- **REQUIRED WORK**: Set the listing down unchanged, minus every embedded image.

- **INFORMATION SUPPLIED**:
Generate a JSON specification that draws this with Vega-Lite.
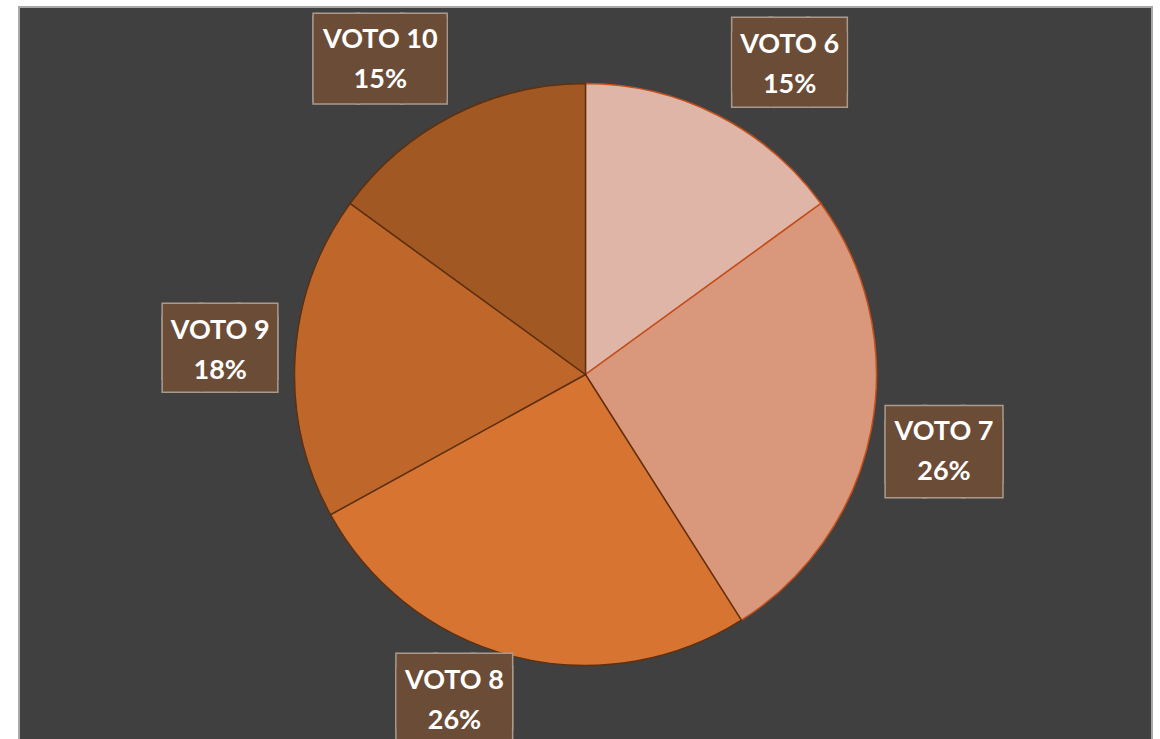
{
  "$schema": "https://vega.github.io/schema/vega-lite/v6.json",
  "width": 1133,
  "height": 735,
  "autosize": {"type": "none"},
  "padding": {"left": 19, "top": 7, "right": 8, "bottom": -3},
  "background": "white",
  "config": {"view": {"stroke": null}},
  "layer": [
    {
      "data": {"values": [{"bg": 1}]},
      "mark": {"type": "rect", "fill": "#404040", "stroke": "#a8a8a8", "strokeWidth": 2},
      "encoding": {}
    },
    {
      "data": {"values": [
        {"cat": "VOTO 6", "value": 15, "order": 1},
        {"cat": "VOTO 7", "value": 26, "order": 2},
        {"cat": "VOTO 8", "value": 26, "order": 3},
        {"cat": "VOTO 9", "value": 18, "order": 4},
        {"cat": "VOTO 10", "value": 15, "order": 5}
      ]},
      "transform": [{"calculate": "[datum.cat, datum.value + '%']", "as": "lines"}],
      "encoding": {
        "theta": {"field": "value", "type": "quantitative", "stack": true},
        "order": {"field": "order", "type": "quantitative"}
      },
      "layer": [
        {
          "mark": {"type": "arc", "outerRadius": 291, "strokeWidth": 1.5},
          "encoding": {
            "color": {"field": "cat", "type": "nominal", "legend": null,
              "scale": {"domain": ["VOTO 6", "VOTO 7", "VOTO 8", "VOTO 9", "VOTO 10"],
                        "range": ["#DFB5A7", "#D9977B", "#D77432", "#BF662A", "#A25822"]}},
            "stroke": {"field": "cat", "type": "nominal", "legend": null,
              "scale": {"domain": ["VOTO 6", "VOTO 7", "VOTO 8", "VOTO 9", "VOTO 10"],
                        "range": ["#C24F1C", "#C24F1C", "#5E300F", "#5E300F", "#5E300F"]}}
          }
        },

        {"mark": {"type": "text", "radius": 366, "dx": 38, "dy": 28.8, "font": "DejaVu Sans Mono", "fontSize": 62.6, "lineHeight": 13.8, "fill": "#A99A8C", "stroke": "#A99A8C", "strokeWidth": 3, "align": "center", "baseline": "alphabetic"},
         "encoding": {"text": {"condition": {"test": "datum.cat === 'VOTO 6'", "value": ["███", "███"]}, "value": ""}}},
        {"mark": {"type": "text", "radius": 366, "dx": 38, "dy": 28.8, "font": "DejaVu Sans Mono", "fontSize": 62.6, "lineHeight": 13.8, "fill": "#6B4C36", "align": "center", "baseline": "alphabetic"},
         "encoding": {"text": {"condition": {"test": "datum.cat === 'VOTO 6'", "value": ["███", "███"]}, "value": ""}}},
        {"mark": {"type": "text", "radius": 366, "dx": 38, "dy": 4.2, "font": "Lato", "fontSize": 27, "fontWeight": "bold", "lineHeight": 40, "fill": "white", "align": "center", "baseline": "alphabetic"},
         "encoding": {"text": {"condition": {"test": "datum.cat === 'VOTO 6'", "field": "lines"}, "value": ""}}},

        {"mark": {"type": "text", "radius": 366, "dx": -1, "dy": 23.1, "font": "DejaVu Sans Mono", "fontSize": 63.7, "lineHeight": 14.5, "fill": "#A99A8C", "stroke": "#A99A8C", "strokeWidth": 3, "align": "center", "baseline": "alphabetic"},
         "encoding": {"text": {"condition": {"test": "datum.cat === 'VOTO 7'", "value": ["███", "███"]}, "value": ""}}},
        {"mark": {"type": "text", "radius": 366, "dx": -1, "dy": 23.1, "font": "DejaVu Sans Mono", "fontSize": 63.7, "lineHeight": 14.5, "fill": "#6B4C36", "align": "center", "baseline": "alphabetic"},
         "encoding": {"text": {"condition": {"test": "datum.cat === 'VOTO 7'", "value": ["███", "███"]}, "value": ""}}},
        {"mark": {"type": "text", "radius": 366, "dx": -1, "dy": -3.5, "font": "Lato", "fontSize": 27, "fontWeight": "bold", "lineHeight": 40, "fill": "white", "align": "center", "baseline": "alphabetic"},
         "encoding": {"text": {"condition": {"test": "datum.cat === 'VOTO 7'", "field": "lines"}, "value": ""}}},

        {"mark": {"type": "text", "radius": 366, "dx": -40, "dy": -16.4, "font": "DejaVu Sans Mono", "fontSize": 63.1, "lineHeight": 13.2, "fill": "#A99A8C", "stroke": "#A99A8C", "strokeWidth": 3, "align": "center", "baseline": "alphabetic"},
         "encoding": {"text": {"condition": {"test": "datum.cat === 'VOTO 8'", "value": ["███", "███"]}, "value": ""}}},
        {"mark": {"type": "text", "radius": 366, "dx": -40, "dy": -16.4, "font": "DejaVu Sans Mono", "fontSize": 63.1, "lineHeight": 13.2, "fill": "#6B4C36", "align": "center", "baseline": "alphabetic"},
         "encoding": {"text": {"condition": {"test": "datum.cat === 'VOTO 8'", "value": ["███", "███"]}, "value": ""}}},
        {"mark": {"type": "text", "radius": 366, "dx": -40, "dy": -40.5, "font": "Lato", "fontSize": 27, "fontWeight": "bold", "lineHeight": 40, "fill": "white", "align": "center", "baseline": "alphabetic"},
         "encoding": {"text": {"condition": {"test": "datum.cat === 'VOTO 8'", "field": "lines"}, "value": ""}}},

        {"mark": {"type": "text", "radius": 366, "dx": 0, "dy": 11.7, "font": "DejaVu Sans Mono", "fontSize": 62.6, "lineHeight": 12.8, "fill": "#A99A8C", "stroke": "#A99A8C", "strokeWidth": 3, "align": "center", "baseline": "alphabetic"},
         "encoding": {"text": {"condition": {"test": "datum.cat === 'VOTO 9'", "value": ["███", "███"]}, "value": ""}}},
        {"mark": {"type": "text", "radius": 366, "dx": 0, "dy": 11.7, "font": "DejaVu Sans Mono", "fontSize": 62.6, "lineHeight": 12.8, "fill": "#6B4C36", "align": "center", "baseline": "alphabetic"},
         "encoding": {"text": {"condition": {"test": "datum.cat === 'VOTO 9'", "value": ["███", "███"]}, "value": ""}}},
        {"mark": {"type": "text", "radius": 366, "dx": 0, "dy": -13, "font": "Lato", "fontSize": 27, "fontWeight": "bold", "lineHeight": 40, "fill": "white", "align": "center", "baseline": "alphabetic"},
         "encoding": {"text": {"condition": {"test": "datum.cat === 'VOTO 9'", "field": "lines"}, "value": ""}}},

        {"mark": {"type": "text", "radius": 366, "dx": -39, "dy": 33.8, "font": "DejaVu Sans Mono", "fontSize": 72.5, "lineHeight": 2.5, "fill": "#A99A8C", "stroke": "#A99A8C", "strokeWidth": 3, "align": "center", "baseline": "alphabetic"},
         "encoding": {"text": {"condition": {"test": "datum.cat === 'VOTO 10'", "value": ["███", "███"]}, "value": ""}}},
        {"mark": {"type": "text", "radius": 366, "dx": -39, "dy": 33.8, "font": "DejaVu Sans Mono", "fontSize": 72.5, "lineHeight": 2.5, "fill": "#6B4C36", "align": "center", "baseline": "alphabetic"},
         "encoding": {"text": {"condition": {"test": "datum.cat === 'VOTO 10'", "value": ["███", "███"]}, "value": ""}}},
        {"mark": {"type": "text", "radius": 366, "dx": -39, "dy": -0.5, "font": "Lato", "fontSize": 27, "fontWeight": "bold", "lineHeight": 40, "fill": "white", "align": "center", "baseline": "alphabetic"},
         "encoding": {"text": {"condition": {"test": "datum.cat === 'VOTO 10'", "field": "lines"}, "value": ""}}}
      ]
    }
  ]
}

- **EXERCISE RESULT**:
Generate a JSON specification that draws this with Vega-Lite.
{
  "$schema": "https://vega.github.io/schema/vega-lite/v6.json",
  "width": 1133,
  "height": 735,
  "autosize": {"type": "none"},
  "padding": {"left": 19, "top": 7, "right": 8, "bottom": -3},
  "background": "white",
  "config": {"view": {"stroke": null}},
  "layer": [
    {
      "data": {"values": [{"bg": 1}]},
      "mark": {"type": "rect", "fill": "#404040", "stroke": "#a8a8a8", "strokeWidth": 2},
      "encoding": {}
    },
    {
      "data": {"values": [
        {"cat": "VOTO 6", "value": 15, "order": 1},
        {"cat": "VOTO 7", "value": 26, "order": 2},
        {"cat": "VOTO 8", "value": 26, "order": 3},
        {"cat": "VOTO 9", "value": 18, "order": 4},
        {"cat": "VOTO 10", "value": 15, "order": 5}
      ]},
      "transform": [{"calculate": "[datum.cat, datum.value + '%']", "as": "lines"}],
      "encoding": {
        "theta": {"field": "value", "type": "quantitative", "stack": true},
        "order": {"field": "order", "type": "quantitative"}
      },
      "layer": [
        {
          "mark": {"type": "arc", "outerRadius": 291, "strokeWidth": 1.5},
          "encoding": {
            "color": {"field": "cat", "type": "nominal", "legend": null,
              "scale": {"domain": ["VOTO 6", "VOTO 7", "VOTO 8", "VOTO 9", "VOTO 10"],
                        "range": ["#DFB5A7", "#D9977B", "#D77432", "#BF662A", "#A25822"]}},
            "stroke": {"field": "cat", "type": "nominal", "legend": null,
              "scale": {"domain": ["VOTO 6", "VOTO 7", "VOTO 8", "VOTO 9", "VOTO 10"],
                        "range": ["#C24F1C", "#C24F1C", "#5E300F", "#5E300F", "#5E300F"]}}
          }
        },

        {"mark": {"type": "text", "radius": 366, "dx": 38, "dy": 28.8, "font": "DejaVu Sans Mono", "fontSize": 62.6, "lineHeight": 13.8, "fill": "#A99A8C", "stroke": "#A99A8C", "strokeWidth": 3, "align": "center", "baseline": "alphabetic"},
         "encoding": {"text": {"condition": {"test": "datum.cat === 'VOTO 6'", "value": ["███", "███"]}, "value": ""}}},
        {"mark": {"type": "text", "radius": 366, "dx": 38, "dy": 28.8, "font": "DejaVu Sans Mono", "fontSize": 62.6, "lineHeight": 13.8, "fill": "#6B4C36", "align": "center", "baseline": "alphabetic"},
         "encoding": {"text": {"condition": {"test": "datum.cat === 'VOTO 6'", "value": ["███", "███"]}, "value": ""}}},
        {"mark": {"type": "text", "radius": 366, "dx": 38, "dy": 4.2, "font": "Lato", "fontSize": 27, "fontWeight": "bold", "lineHeight": 40, "fill": "white", "align": "center", "baseline": "alphabetic"},
         "encoding": {"text": {"condition": {"test": "datum.cat === 'VOTO 6'", "field": "lines"}, "value": ""}}},

        {"mark": {"type": "text", "radius": 366, "dx": -1, "dy": 23.1, "font": "DejaVu Sans Mono", "fontSize": 63.7, "lineHeight": 14.5, "fill": "#A99A8C", "stroke": "#A99A8C", "strokeWidth": 3, "align": "center", "baseline": "alphabetic"},
         "encoding": {"text": {"condition": {"test": "datum.cat === 'VOTO 7'", "value": ["███", "███"]}, "value": ""}}},
        {"mark": {"type": "text", "radius": 366, "dx": -1, "dy": 23.1, "font": "DejaVu Sans Mono", "fontSize": 63.7, "lineHeight": 14.5, "fill": "#6B4C36", "align": "center", "baseline": "alphabetic"},
         "encoding": {"text": {"condition": {"test": "datum.cat === 'VOTO 7'", "value": ["███", "███"]}, "value": ""}}},
        {"mark": {"type": "text", "radius": 366, "dx": -1, "dy": -3.5, "font": "Lato", "fontSize": 27, "fontWeight": "bold", "lineHeight": 40, "fill": "white", "align": "center", "baseline": "alphabetic"},
         "encoding": {"text": {"condition": {"test": "datum.cat === 'VOTO 7'", "field": "lines"}, "value": ""}}},

        {"mark": {"type": "text", "radius": 366, "dx": -40, "dy": -16.4, "font": "DejaVu Sans Mono", "fontSize": 63.1, "lineHeight": 13.2, "fill": "#A99A8C", "stroke": "#A99A8C", "strokeWidth": 3, "align": "center", "baseline": "alphabetic"},
         "encoding": {"text": {"condition": {"test": "datum.cat === 'VOTO 8'", "value": ["███", "███"]}, "value": ""}}},
        {"mark": {"type": "text", "radius": 366, "dx": -40, "dy": -16.4, "font": "DejaVu Sans Mono", "fontSize": 63.1, "lineHeight": 13.2, "fill": "#6B4C36", "align": "center", "baseline": "alphabetic"},
         "encoding": {"text": {"condition": {"test": "datum.cat === 'VOTO 8'", "value": ["███", "███"]}, "value": ""}}},
        {"mark": {"type": "text", "radius": 366, "dx": -40, "dy": -40.5, "font": "Lato", "fontSize": 27, "fontWeight": "bold", "lineHeight": 40, "fill": "white", "align": "center", "baseline": "alphabetic"},
         "encoding": {"text": {"condition": {"test": "datum.cat === 'VOTO 8'", "field": "lines"}, "value": ""}}},

        {"mark": {"type": "text", "radius": 366, "dx": 0, "dy": 11.7, "font": "DejaVu Sans Mono", "fontSize": 62.6, "lineHeight": 12.8, "fill": "#A99A8C", "stroke": "#A99A8C", "strokeWidth": 3, "align": "center", "baseline": "alphabetic"},
         "encoding": {"text": {"condition": {"test": "datum.cat === 'VOTO 9'", "value": ["███", "███"]}, "value": ""}}},
        {"mark": {"type": "text", "radius": 366, "dx": 0, "dy": 11.7, "font": "DejaVu Sans Mono", "fontSize": 62.6, "lineHeight": 12.8, "fill": "#6B4C36", "align": "center", "baseline": "alphabetic"},
         "encoding": {"text": {"condition": {"test": "datum.cat === 'VOTO 9'", "value": ["███", "███"]}, "value": ""}}},
        {"mark": {"type": "text", "radius": 366, "dx": 0, "dy": -13, "font": "Lato", "fontSize": 27, "fontWeight": "bold", "lineHeight": 40, "fill": "white", "align": "center", "baseline": "alphabetic"},
         "encoding": {"text": {"condition": {"test": "datum.cat === 'VOTO 9'", "field": "lines"}, "value": ""}}},

        {"mark": {"type": "text", "radius": 366, "dx": -39, "dy": 33.8, "font": "DejaVu Sans Mono", "fontSize": 72.5, "lineHeight": 2.5, "fill": "#A99A8C", "stroke": "#A99A8C", "strokeWidth": 3, "align": "center", "baseline": "alphabetic"},
         "encoding": {"text": {"condition": {"test": "datum.cat === 'VOTO 10'", "value": ["███", "███"]}, "value": ""}}},
        {"mark": {"type": "text", "radius": 366, "dx": -39, "dy": 33.8, "font": "DejaVu Sans Mono", "fontSize": 72.5, "lineHeight": 2.5, "fill": "#6B4C36", "align": "center", "baseline": "alphabetic"},
         "encoding": {"text": {"condition": {"test": "datum.cat === 'VOTO 10'", "value": ["███", "███"]}, "value": ""}}},
        {"mark": {"type": "text", "radius": 366, "dx": -39, "dy": -0.5, "font": "Lato", "fontSize": 27, "fontWeight": "bold", "lineHeight": 40, "fill": "white", "align": "center", "baseline": "alphabetic"},
         "encoding": {"text": {"condition": {"test": "datum.cat === 'VOTO 10'", "field": "lines"}, "value": ""}}}
      ]
    }
  ]
}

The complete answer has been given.